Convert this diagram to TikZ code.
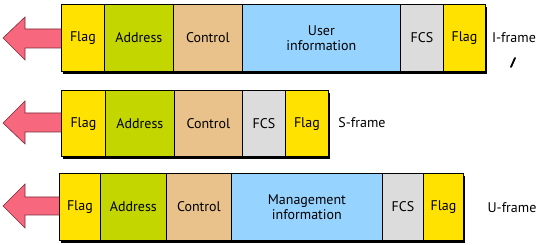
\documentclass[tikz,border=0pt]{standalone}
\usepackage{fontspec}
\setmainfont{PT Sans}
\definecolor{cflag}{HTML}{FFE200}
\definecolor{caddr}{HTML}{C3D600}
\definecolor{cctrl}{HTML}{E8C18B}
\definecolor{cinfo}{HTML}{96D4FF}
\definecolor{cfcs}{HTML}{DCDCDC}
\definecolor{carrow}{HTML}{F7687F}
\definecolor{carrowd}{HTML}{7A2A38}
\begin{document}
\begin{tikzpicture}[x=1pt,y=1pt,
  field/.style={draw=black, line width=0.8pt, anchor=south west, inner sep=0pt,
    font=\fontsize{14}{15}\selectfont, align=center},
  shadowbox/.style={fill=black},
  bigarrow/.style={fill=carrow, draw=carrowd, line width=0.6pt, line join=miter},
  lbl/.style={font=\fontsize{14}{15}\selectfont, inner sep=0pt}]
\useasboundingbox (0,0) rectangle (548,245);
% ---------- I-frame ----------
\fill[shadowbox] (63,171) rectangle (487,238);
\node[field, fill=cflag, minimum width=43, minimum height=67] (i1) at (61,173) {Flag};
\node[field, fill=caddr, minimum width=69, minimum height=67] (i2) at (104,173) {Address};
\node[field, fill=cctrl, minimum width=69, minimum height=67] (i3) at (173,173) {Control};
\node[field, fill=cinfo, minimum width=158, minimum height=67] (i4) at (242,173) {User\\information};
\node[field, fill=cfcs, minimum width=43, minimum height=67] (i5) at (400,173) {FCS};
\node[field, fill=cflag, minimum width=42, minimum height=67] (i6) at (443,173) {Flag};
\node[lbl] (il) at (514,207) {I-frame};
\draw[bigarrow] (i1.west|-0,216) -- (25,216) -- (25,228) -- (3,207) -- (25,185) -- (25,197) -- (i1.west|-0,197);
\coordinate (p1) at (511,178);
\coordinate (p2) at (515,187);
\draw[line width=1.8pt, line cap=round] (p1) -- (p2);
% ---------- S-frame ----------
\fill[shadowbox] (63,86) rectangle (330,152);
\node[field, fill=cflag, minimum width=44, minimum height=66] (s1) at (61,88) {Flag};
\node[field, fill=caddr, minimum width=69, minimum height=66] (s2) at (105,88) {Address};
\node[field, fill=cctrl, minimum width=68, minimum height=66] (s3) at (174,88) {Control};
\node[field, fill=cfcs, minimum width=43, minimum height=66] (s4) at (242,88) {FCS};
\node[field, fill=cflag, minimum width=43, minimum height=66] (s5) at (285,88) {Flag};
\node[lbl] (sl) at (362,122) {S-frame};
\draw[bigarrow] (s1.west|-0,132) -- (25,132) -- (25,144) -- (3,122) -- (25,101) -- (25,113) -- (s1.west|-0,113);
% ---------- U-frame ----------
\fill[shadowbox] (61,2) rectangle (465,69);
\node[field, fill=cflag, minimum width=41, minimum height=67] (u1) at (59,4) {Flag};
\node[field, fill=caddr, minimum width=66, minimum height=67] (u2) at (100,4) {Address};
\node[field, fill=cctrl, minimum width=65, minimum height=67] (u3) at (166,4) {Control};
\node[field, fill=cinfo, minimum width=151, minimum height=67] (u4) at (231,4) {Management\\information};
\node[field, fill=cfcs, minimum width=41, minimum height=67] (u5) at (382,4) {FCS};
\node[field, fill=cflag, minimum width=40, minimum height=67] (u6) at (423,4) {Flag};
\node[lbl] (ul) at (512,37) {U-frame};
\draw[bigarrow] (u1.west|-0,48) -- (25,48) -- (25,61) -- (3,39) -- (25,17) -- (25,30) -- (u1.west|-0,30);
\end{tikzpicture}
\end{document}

# # #

**What is expected**. Repeat the material verbatim. Do not carry over any picture.

**Right answer**.
Convert this diagram to TikZ code.
\documentclass[tikz,border=0pt]{standalone}
\usepackage{fontspec}
\setmainfont{PT Sans}
\definecolor{cflag}{HTML}{FFE200}
\definecolor{caddr}{HTML}{C3D600}
\definecolor{cctrl}{HTML}{E8C18B}
\definecolor{cinfo}{HTML}{96D4FF}
\definecolor{cfcs}{HTML}{DCDCDC}
\definecolor{carrow}{HTML}{F7687F}
\definecolor{carrowd}{HTML}{7A2A38}
\begin{document}
\begin{tikzpicture}[x=1pt,y=1pt,
  field/.style={draw=black, line width=0.8pt, anchor=south west, inner sep=0pt,
    font=\fontsize{14}{15}\selectfont, align=center},
  shadowbox/.style={fill=black},
  bigarrow/.style={fill=carrow, draw=carrowd, line width=0.6pt, line join=miter},
  lbl/.style={font=\fontsize{14}{15}\selectfont, inner sep=0pt}]
\useasboundingbox (0,0) rectangle (548,245);
% ---------- I-frame ----------
\fill[shadowbox] (63,171) rectangle (487,238);
\node[field, fill=cflag, minimum width=43, minimum height=67] (i1) at (61,173) {Flag};
\node[field, fill=caddr, minimum width=69, minimum height=67] (i2) at (104,173) {Address};
\node[field, fill=cctrl, minimum width=69, minimum height=67] (i3) at (173,173) {Control};
\node[field, fill=cinfo, minimum width=158, minimum height=67] (i4) at (242,173) {User\\information};
\node[field, fill=cfcs, minimum width=43, minimum height=67] (i5) at (400,173) {FCS};
\node[field, fill=cflag, minimum width=42, minimum height=67] (i6) at (443,173) {Flag};
\node[lbl] (il) at (514,207) {I-frame};
\draw[bigarrow] (i1.west|-0,216) -- (25,216) -- (25,228) -- (3,207) -- (25,185) -- (25,197) -- (i1.west|-0,197);
\coordinate (p1) at (511,178);
\coordinate (p2) at (515,187);
\draw[line width=1.8pt, line cap=round] (p1) -- (p2);
% ---------- S-frame ----------
\fill[shadowbox] (63,86) rectangle (330,152);
\node[field, fill=cflag, minimum width=44, minimum height=66] (s1) at (61,88) {Flag};
\node[field, fill=caddr, minimum width=69, minimum height=66] (s2) at (105,88) {Address};
\node[field, fill=cctrl, minimum width=68, minimum height=66] (s3) at (174,88) {Control};
\node[field, fill=cfcs, minimum width=43, minimum height=66] (s4) at (242,88) {FCS};
\node[field, fill=cflag, minimum width=43, minimum height=66] (s5) at (285,88) {Flag};
\node[lbl] (sl) at (362,122) {S-frame};
\draw[bigarrow] (s1.west|-0,132) -- (25,132) -- (25,144) -- (3,122) -- (25,101) -- (25,113) -- (s1.west|-0,113);
% ---------- U-frame ----------
\fill[shadowbox] (61,2) rectangle (465,69);
\node[field, fill=cflag, minimum width=41, minimum height=67] (u1) at (59,4) {Flag};
\node[field, fill=caddr, minimum width=66, minimum height=67] (u2) at (100,4) {Address};
\node[field, fill=cctrl, minimum width=65, minimum height=67] (u3) at (166,4) {Control};
\node[field, fill=cinfo, minimum width=151, minimum height=67] (u4) at (231,4) {Management\\information};
\node[field, fill=cfcs, minimum width=41, minimum height=67] (u5) at (382,4) {FCS};
\node[field, fill=cflag, minimum width=40, minimum height=67] (u6) at (423,4) {Flag};
\node[lbl] (ul) at (512,37) {U-frame};
\draw[bigarrow] (u1.west|-0,48) -- (25,48) -- (25,61) -- (3,39) -- (25,17) -- (25,30) -- (u1.west|-0,30);
\end{tikzpicture}
\end{document}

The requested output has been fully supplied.